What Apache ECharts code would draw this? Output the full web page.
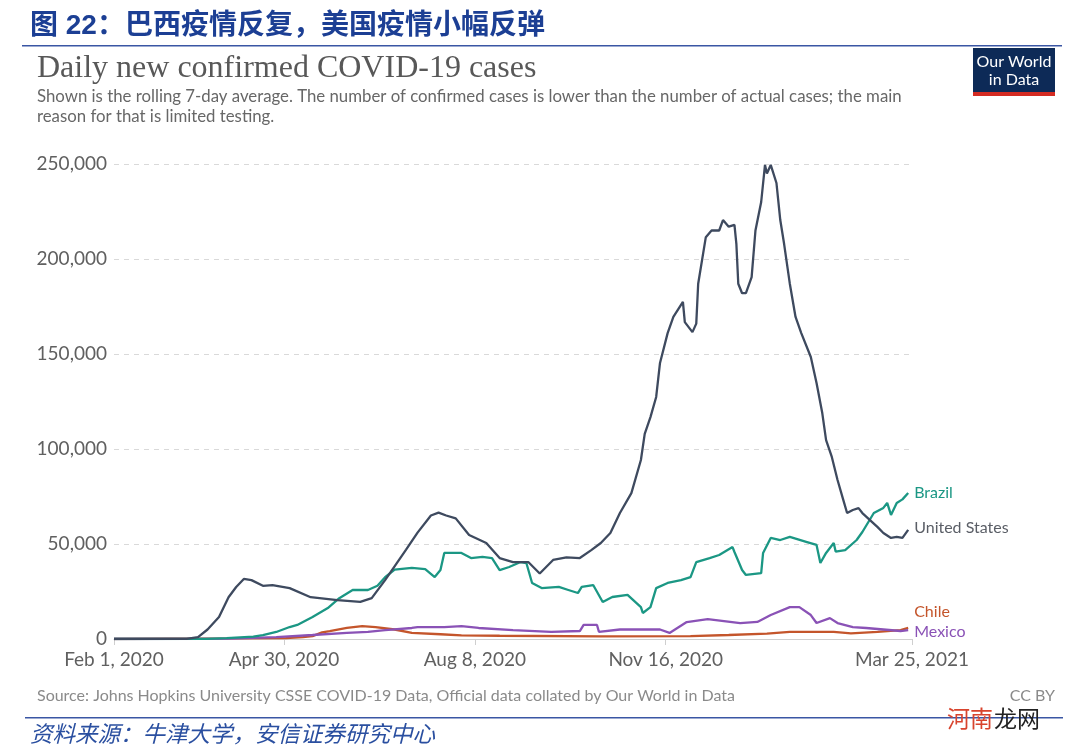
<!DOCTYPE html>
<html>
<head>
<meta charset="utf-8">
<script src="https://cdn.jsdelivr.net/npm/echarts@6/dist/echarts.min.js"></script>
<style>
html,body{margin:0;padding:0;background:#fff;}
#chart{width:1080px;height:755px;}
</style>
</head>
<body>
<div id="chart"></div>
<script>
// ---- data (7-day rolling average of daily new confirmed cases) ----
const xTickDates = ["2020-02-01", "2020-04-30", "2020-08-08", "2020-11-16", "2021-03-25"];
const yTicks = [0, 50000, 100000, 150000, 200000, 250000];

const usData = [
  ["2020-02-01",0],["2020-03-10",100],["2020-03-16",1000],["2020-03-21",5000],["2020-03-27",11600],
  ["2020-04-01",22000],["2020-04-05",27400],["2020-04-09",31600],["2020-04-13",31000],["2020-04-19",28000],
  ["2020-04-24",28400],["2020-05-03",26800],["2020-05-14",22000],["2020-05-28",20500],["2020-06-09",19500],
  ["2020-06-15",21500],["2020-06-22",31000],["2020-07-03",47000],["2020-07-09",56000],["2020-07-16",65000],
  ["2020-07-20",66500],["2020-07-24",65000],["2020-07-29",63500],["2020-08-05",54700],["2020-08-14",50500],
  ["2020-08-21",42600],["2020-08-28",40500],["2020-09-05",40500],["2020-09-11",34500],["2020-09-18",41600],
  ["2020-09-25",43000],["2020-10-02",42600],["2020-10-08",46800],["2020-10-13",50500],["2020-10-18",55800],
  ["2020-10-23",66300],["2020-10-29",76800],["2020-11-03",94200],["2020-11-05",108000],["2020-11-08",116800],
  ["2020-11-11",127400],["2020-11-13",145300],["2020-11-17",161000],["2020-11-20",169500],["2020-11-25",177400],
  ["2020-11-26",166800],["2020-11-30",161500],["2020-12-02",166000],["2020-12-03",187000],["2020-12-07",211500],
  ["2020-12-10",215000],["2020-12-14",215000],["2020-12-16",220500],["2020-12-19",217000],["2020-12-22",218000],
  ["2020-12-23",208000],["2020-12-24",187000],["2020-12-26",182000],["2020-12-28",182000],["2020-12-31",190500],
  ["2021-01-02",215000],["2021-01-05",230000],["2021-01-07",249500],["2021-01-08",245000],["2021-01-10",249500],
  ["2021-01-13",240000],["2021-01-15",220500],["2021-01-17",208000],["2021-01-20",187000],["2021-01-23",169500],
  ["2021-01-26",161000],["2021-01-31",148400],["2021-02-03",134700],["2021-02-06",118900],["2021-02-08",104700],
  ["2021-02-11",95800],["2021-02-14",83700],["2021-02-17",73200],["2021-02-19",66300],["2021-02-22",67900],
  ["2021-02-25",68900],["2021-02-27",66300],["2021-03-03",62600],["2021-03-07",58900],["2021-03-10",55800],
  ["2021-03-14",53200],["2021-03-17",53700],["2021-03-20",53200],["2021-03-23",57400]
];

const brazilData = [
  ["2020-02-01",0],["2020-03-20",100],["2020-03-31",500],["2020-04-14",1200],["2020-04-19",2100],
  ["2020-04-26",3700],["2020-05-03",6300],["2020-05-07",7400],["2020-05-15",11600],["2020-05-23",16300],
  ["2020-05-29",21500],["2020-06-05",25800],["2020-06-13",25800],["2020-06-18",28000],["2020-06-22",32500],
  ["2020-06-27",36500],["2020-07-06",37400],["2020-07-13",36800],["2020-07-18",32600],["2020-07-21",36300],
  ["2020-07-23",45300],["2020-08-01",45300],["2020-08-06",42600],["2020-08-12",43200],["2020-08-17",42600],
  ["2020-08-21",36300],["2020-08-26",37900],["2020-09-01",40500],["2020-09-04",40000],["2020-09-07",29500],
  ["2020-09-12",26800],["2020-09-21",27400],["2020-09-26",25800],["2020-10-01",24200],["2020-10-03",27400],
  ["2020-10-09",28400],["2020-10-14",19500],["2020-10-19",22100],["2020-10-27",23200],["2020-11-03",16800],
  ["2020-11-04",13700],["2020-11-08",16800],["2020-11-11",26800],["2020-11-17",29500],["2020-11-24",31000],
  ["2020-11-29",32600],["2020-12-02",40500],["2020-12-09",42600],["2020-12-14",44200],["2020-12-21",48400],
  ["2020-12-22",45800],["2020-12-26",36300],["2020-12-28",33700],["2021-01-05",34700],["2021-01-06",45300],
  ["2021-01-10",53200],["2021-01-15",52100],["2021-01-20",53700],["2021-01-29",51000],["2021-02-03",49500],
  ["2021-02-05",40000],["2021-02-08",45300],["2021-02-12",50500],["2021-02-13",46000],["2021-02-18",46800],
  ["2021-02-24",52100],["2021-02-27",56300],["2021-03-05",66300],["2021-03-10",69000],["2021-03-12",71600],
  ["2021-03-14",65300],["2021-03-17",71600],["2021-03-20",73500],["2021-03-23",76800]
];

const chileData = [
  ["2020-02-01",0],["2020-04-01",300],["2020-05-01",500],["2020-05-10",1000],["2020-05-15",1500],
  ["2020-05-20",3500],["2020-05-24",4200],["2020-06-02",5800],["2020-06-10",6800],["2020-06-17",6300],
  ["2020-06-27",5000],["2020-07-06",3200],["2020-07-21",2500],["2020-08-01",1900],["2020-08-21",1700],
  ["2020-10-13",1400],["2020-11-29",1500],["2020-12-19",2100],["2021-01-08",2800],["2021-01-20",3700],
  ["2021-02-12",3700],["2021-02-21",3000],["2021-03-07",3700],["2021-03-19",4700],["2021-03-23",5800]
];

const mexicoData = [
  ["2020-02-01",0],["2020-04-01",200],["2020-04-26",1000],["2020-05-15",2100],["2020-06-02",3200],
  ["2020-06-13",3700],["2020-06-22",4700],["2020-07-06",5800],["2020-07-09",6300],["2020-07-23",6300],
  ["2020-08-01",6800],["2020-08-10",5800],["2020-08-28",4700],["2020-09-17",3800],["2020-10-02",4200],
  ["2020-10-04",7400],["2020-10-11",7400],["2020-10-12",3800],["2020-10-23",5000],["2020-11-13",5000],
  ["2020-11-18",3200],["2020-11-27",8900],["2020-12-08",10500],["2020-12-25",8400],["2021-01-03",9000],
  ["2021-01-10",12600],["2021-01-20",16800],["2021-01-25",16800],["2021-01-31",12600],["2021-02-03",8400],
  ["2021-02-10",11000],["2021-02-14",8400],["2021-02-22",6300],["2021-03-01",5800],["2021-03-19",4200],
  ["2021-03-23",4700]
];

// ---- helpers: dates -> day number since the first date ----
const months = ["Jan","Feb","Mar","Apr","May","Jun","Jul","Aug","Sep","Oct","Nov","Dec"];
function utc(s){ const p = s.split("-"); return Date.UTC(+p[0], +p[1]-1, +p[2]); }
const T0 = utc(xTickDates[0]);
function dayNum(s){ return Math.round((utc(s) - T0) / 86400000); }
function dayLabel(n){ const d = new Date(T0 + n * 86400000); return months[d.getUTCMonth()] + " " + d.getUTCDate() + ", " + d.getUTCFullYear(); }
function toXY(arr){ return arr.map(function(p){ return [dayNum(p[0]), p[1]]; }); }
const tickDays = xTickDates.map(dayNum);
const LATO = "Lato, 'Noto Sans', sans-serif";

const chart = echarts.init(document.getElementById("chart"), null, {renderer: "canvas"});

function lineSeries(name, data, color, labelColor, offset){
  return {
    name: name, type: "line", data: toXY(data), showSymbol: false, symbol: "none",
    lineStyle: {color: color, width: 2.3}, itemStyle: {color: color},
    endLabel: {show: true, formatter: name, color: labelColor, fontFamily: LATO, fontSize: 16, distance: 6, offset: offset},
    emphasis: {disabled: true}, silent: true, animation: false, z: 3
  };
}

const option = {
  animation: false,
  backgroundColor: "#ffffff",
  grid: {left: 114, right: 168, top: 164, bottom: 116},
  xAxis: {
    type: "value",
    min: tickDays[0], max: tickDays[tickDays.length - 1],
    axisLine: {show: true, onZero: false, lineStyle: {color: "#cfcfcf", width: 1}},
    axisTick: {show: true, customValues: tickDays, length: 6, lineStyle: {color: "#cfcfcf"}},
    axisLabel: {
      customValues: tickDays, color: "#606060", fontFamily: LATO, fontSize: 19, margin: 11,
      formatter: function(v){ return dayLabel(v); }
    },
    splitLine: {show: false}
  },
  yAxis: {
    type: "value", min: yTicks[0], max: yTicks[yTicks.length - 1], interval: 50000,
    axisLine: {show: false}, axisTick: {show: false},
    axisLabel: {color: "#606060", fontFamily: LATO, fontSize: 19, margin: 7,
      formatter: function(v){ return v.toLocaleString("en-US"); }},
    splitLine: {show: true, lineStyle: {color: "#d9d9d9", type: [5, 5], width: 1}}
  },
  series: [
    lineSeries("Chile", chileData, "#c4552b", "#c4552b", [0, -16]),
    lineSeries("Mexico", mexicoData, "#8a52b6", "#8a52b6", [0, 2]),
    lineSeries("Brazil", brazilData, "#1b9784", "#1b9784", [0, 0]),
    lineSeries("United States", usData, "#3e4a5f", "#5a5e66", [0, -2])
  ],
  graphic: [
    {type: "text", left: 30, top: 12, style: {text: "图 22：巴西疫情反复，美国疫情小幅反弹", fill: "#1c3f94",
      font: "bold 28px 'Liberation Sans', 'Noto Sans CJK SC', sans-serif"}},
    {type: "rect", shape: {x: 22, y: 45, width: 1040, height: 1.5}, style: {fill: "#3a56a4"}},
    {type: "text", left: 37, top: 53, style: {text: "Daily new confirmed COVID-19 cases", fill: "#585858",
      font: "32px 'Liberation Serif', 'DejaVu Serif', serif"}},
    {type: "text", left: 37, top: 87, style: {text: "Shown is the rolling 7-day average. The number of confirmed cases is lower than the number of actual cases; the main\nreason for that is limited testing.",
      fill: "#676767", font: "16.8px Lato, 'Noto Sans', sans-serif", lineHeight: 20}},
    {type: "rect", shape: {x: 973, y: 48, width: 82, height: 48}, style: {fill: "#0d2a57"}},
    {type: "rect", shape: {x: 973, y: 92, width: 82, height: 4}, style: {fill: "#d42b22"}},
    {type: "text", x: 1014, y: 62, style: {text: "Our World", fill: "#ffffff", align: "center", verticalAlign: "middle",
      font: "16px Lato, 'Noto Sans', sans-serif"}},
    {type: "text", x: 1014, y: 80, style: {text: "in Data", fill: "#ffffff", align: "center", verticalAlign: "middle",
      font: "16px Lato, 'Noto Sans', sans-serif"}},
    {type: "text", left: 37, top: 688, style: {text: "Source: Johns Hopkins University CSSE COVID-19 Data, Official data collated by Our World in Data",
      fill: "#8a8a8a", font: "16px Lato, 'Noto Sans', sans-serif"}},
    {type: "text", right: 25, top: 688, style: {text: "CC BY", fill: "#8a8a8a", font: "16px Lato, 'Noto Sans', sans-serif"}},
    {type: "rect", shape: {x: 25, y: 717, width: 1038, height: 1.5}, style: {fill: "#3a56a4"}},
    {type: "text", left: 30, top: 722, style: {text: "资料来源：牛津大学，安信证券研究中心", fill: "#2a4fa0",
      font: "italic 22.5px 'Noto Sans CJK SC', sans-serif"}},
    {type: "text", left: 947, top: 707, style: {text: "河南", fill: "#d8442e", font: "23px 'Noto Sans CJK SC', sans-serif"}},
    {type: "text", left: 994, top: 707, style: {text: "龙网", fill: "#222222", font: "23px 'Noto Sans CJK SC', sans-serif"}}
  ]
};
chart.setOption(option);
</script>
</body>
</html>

........

● BRIEF:
Reproduce the material above from its first line through the line containing "const yTicks = [0, 50000, 100000, 150000, 200000, 250000];", both ends included, and skip every picture.

● WRITTEN ANSWER:
What Apache ECharts code would draw this? Output the full web page.
<!DOCTYPE html>
<html>
<head>
<meta charset="utf-8">
<script src="https://cdn.jsdelivr.net/npm/echarts@6/dist/echarts.min.js"></script>
<style>
html,body{margin:0;padding:0;background:#fff;}
#chart{width:1080px;height:755px;}
</style>
</head>
<body>
<div id="chart"></div>
<script>
// ---- data (7-day rolling average of daily new confirmed cases) ----
const xTickDates = ["2020-02-01", "2020-04-30", "2020-08-08", "2020-11-16", "2021-03-25"];
const yTicks = [0, 50000, 100000, 150000, 200000, 250000];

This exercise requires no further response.